LE PROGRAMME D'AVION DE TRANSPORT FUTUR (ATF)
1999 ANNÉE DU CHOIX POUR L'ATF
Pour
l'aviation de transport militaire, 1999 sera l'année du choix pour le
renouvellement de la flotte. Rappelons qu'il s'agit de définir l'avion
de transport futur (ATF), successeur du Transall dont la première
génération sera progressivement retirée du service
à partir de 2004. Si l'on souhaite éviter toute perte de
capacités opérationnelles en matière de projection de
forces, les premières livraisons de l'ATF devront intervenir au plus
tard en 2005.
Trois solutions sont en cours d'examen pour l'acquisition "sur
étagères" de ATF.
La première consiste à développer, en coopération
européenne à sept pays (France, Allemagne, Royaume-Uni, Italie,
Espagne, Belgique, Turquie), un avion nouveau, le FLA (Future Large Aircraft)
sous l'égide d'Airbus Industrie qui créera pour cela une filiale
Airbus Military Company associant les industriels des pays participants.
La deuxième consiste à acheter sur étagères une
flotte mixte d'avion américain Lockheed C130J et Boeing C17, 1 flotte de
5 C17 et 48 C130J paraissant le mieux adaptée.

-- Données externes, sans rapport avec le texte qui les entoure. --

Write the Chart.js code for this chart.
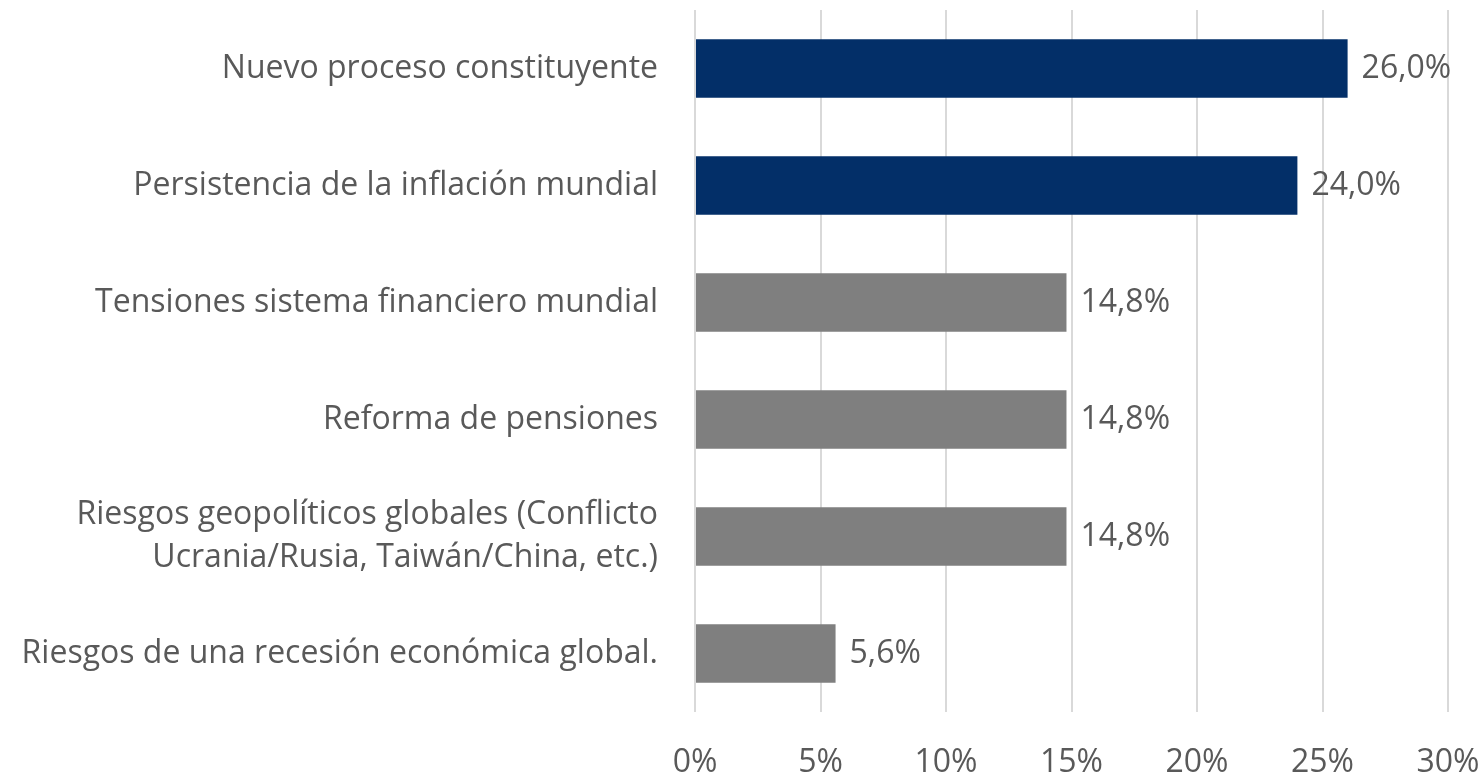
<!DOCTYPE html>
<html>
<head>
<meta charset="utf-8">
<script src="https://cdn.jsdelivr.net/npm/chart.js@4.4.0/dist/chart.umd.min.js"></script>
<style>
  body { margin: 0; background: #ffffff; }
  #wrap { width: 1483px; height: 776px; }
</style>
</head>
<body>
<div id="wrap"><canvas id="chart" width="1483" height="776"></canvas></div>
<script>
// 項目名（複数行のものは配列）
const categories = [
    'Nuevo proceso constituyente',
    'Persistencia de la inflación mundial',
    'Tensiones sistema financiero mundial',
    'Reforma de pensiones',
    ['Riesgos geopolíticos globales (Conflicto', 'Ucrania/Rusia, Taiwán/China, etc.)'],
    'Riesgos de una recesión económica global.'
];
// 回答の割合（％）
const shares = [26.0, 24.0, 14.8, 14.8, 14.8, 5.6];
// 上位2項目は紺色、それ以外は灰色
const barColors = ['#032F68', '#032F68', '#7F7F7F', '#7F7F7F', '#7F7F7F', '#7F7F7F'];
// 横軸の目盛り
const axisMin = 0;
const axisMax = 30;
const axisStep = 5;

const textColor = '#595959';
const fontFamily = '"Open Sans", sans-serif';
const fontSize = 32;

// 棒の右側に値を描くプラグイン
const valueLabels = {
    id: 'valueLabels',
    afterDatasetsDraw(chart) {
        const ctx = chart.ctx;
        const meta = chart.getDatasetMeta(0);
        ctx.save();
        ctx.fillStyle = textColor;
        ctx.font = fontSize + 'px ' + fontFamily;
        ctx.textAlign = 'left';
        ctx.textBaseline = 'middle';
        meta.data.forEach((bar, i) => {
            const text = shares[i].toFixed(1).replace('.', ',') + '%';
            ctx.fillText(text, bar.x + 14, bar.y);
        });
        ctx.restore();
    }
};

const ctx = document.getElementById('chart').getContext('2d');
new Chart(ctx, {
    type: 'bar',
    data: {
        labels: categories,
        datasets: [{
            data: shares,
            backgroundColor: barColors,
            borderWidth: 0,
            categoryPercentage: 1.0,
            barPercentage: 0.5
        }]
    },
    options: {
        indexAxis: 'y',
        responsive: false,
        animation: false,
        layout: { padding: { top: 10, right: 35, left: 0, bottom: 0 } },
        plugins: {
            legend: { display: false },
            tooltip: { enabled: false }
        },
        scales: {
            x: {
                min: axisMin,
                max: axisMax,
                grid: { color: '#D9D9D9', lineWidth: 2, drawTicks: false },
                border: { display: false },
                ticks: {
                    stepSize: axisStep,
                    color: textColor,
                    padding: 32,
                    font: { family: fontFamily, size: fontSize },
                    maxRotation: 0,
                    callback: v => v + '%'
                },
                afterFit: scale => {
                    scale.height = 64;
                    scale.paddingLeft = 0;
                    scale.paddingRight = 0;
                }
            },
            y: {
                grid: { display: false, drawTicks: false },
                border: { display: false },
                ticks: {
                    color: textColor,
                    padding: 37,
                    font: { family: fontFamily, size: fontSize, lineHeight: 1.35 }
                },
                afterFit: scale => {
                    scale.width = 695;
                    scale.paddingTop = 0;
                    scale.paddingBottom = 0;
                }
            }
        }
    },
    plugins: [valueLabels]
});
</script>
</body>
</html>
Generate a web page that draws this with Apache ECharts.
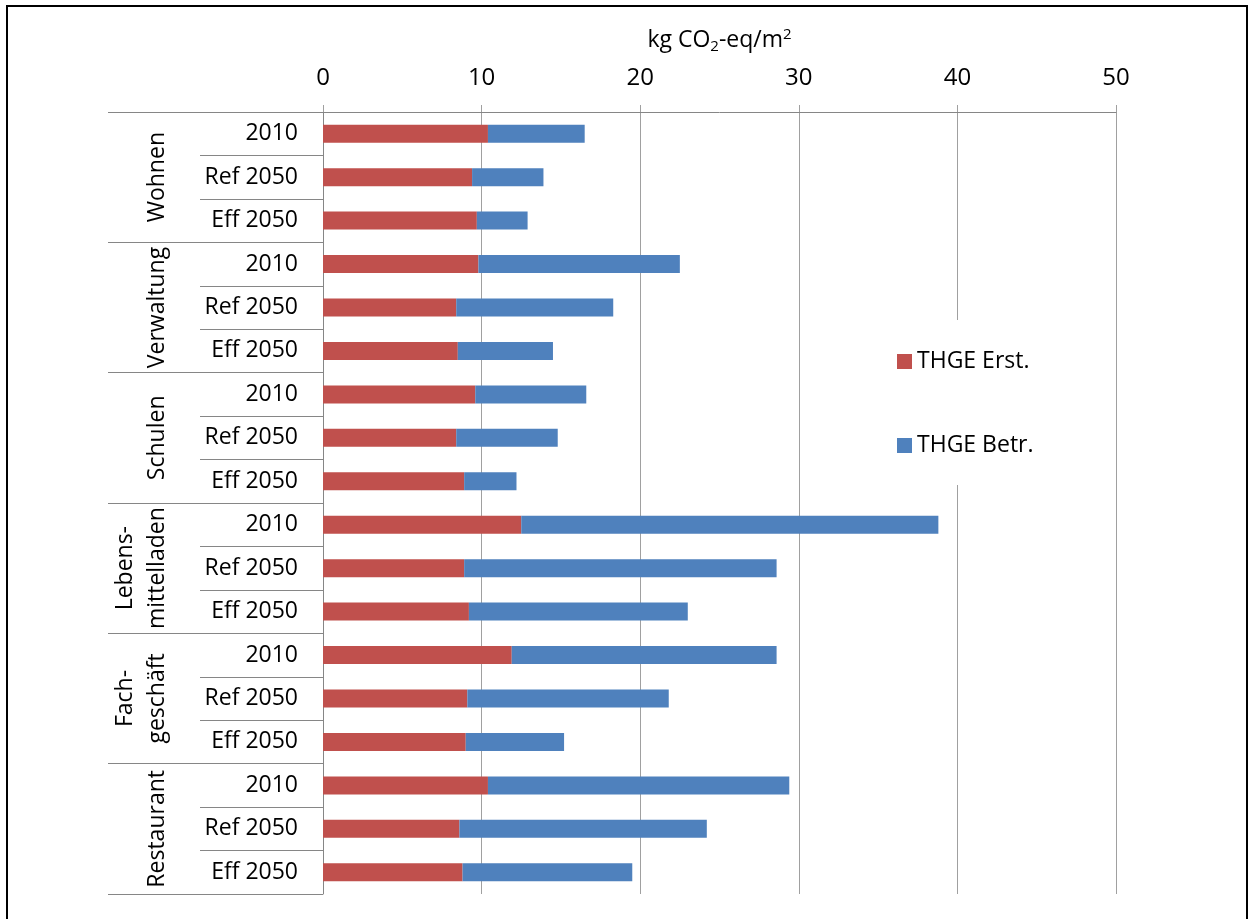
<!DOCTYPE html>
<html>
<head>
<meta charset="utf-8">
<script src="https://cdn.jsdelivr.net/npm/echarts@6/dist/echarts.min.js"></script>
<style>
  html, body { margin: 0; padding: 0; background: #fff; }
  #chart { position: absolute; left: 0; top: 0; width: 1248px; height: 919px; }
  #frame { position: absolute; left: 6px; top: 5px; width: 1242px; height: 1000px; border: 2px solid #000; box-sizing: border-box; pointer-events: none; }
</style>
</head>
<body>
<div id="chart"></div>
<div id="frame"></div>
<script>
// ---- data ----
const groups = ['Wohnen', 'Verwaltung', 'Schulen', 'Lebens-\nmittelladen', 'Fach-\ngeschäft', 'Restaurant'];
const scenarios = ['2010', 'Ref 2050', 'Eff 2050'];
const categories = [
  '2010', 'Ref 2050', 'Eff 2050',
  '2010', 'Ref 2050', 'Eff 2050',
  '2010', 'Ref 2050', 'Eff 2050',
  '2010', 'Ref 2050', 'Eff 2050',
  '2010', 'Ref 2050', 'Eff 2050',
  '2010', 'Ref 2050', 'Eff 2050'
];
const thgeErst = [10.4, 9.4, 9.7, 9.8, 8.4, 8.5, 9.6, 8.4, 8.9, 12.5, 8.9, 9.2, 11.9, 9.1, 9.0, 10.4, 8.6, 8.8];
const thgeBetr = [6.1, 4.5, 3.2, 12.7, 9.9, 6.0, 7.0, 6.4, 3.3, 26.3, 19.7, 13.8, 16.7, 12.7, 6.2, 19.0, 15.6, 10.7];
const xTicks = { min: 0, max: 50, interval: 10 };
const axisTitle = '{a|kg CO}{s|2}{a|-eq/m}{p|2}';
const seriesNames = ['THGE Erst.', 'THGE Betr.'];

// ---- chart ----
const FONT = 'Open Sans';
const gridLeft = 323, gridRight = 132;
const gridWidth = 1248 - gridLeft - gridRight;
const chart = echarts.init(document.getElementById('chart'), null, { renderer: 'canvas' });
chart.setOption({
  animation: false,
  backgroundColor: '#fff',
  textStyle: { fontFamily: FONT, color: '#000' },
  grid: { left: gridLeft, right: gridRight, top: 112, bottom: 25 },
  legend: {
    orient: 'vertical',
    left: 892,
    top: 320,
    padding: [30, 10, 28, 5],
    backgroundColor: '#fff',
    itemWidth: 15,
    itemHeight: 15,
    itemGap: 61,
    icon: 'rect',
    textStyle: { fontFamily: FONT, fontSize: 23, color: '#000' },
    data: seriesNames
  },
  xAxis: {
    type: 'value',
    position: 'top',
    min: xTicks.min, max: xTicks.max, interval: xTicks.interval,
    name: axisTitle,
    nameLocation: 'middle',
    nameGap: 58,
    nameTextStyle: {
      fontFamily: FONT, fontSize: 23, color: '#000',
      rich: {
        a: { fontFamily: FONT, fontSize: 23, color: '#000' },
        s: { fontFamily: FONT, fontSize: 15, color: '#000', padding: [12, 0, 0, 0] },
        p: { fontFamily: FONT, fontSize: 15, color: '#000', padding: [0, 0, 12, 0] }
      }
    },
    axisLine: { show: true, lineStyle: { color: '#868686', width: 1 } },
    axisTick: { show: true, length: 7, lineStyle: { color: '#a0a0a0' } },
    axisLabel: { fontFamily: FONT, fontSize: 24, color: '#000', margin: 22 },
    splitLine: { show: true, lineStyle: { color: '#a0a0a0', width: 1 } }
  },
  yAxis: [
    {
      type: 'category',
      data: categories,
      inverse: true,
      position: 'left',
      axisLine: { show: true, lineStyle: { color: '#868686', width: 1 } },
      axisTick: { show: true, length: 123, lineStyle: { color: '#868686' } },
      axisLabel: { fontFamily: FONT, fontSize: 23, color: '#000', margin: 25, interval: 0 },
      splitLine: { show: false }
    },
    {
      type: 'category',
      data: groups,
      inverse: true,
      position: 'right',
      offset: -gridWidth,
      axisLine: { show: false },
      axisTick: { show: true, inside: true, length: 215, lineStyle: { color: '#868686' } },
      axisLabel: { inside: true, rotate: 90, fontFamily: FONT, fontSize: 23, color: '#000', margin: 150, interval: 0, lineHeight: 32 },
      splitLine: { show: false }
    }
  ],
  series: [
    {
      name: seriesNames[0], type: 'bar', stack: 'total', yAxisIndex: 0,
      barWidth: 18,
      itemStyle: { color: '#C0504D' },
      data: thgeErst
    },
    {
      name: seriesNames[1], type: 'bar', stack: 'total', yAxisIndex: 0,
      barWidth: 18,
      itemStyle: { color: '#4F81BD' },
      data: thgeBetr
    }
  ]
});
</script>
</body>
</html>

La troisième consiste à adapter l'avion russo-ukrainien Antonov
70. Une occidentalisation de l'avion est nécessaire pour qu'il
réponde mieux aux besoins occidentaux en termes opérationnels de
sécurité et de soutien.
Il est important de ne pas se tromper à l'occasion de ce choix qui
conditionnera les capacités opérationnelles des armées,
pour les 30 années à venir, d'autant plus qu'un certain nombre
d'arguments autres qu'opérationnels sont là pour influencer le
choix. Les enjeux industriels par exemple, avec la restructuration de
l'industrie aéronautique militaire en Europe, ou bien la prise en compte
au plan politique de nos relations bilatérales avec la Russie et
l'Ukraine.
Tout cela ne devra pas faire perdre de vue qu'il s'agit avant tout de
satisfaire, au meilleur coût, un besoin opérationnel bien
défini, tout en préservant dans la mesure du possible nos
capacités industrielles.
Il semble bien, à l'examen des études déjà
menées, que le choix du FLA doive s'imposer. Dans la mesure où il
sera confirmé que le FLA est la réponse au besoin
opérationnel, son choix possédera à nos yeux d'immenses
vertus au plan de la solidarité européenne et de l'élan
qui doit nous animer vers une défense européenne
autonome.
LE BESOIN OPÉRATIONNEL
Le
besoin opérationnel d'aéromobilité des armées se
décline pour le transport aérien militaire en besoin de
projection stratégique inter-théâtres, et en
capacité de manoeuvre tactique intra-théâtre.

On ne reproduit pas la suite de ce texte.